The Amazon has been called the “lungs of the world”, producing one-third of the world’s oxygen. Deforestation and oil excavation threaten this rich biodiverse region, and ultimately, all of us. Many of those fighting to defend the Amazon are the Indigenous leaders who call these communities’ home. Worldwide, Iindigenous people represent only 5% of the population, yet protect 80% of global biodiversity.

For many Indigenous leaders the work is dangerous as they speak up, stand their ground and fight giants like big oil, mining and the government.   Last fall we met one such courageous leader, Patricia Gualinga, of the Sarayaku Kichwa Ecuadorian Amazonian community, who has worked to protect the forest and defend her people’s rights for more than 20 years, particularly as part of the Network of Women Defenders.


In 2012, she helped her community win a court case that found the Ecuadorian government guilty of authorizing oil exploration and militarization of Sarayaku property without permission from the inhabitants.
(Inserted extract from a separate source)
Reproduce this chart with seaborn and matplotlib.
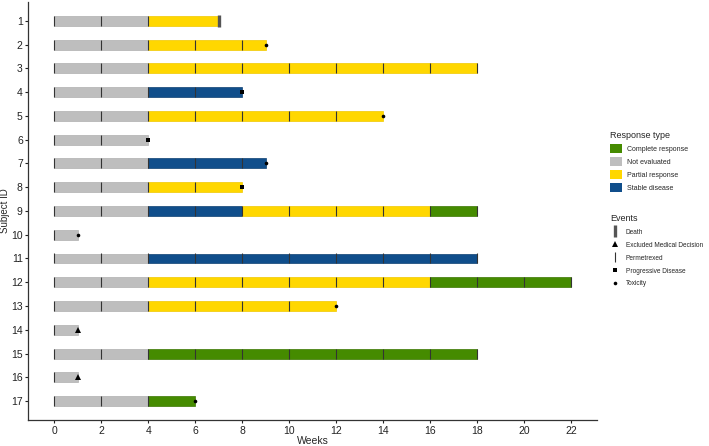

The ruling fined the government $1 million and set a legal precedent that Indigenous people must provide consent for governments or private corporations to enter their territory.

Her father asked her to spread the word that it was madness to destroy the Amazon for oil and she also did her best to educate people about the negative effects of climate change. Gualinga blames climate change with more frequent river flooding and plummeting the temperature of her tropical homeland into the 40s at times, causing hardship for her people who don’t have the proper clothing to keep warm.

Her  home has been attacked; she has received death threats, and yet she persists.  And for this courage in the face of adversity, Patricia is the 2021 Alnoba International Indigenous Award recipient for the work she continues to do on behalf of her community.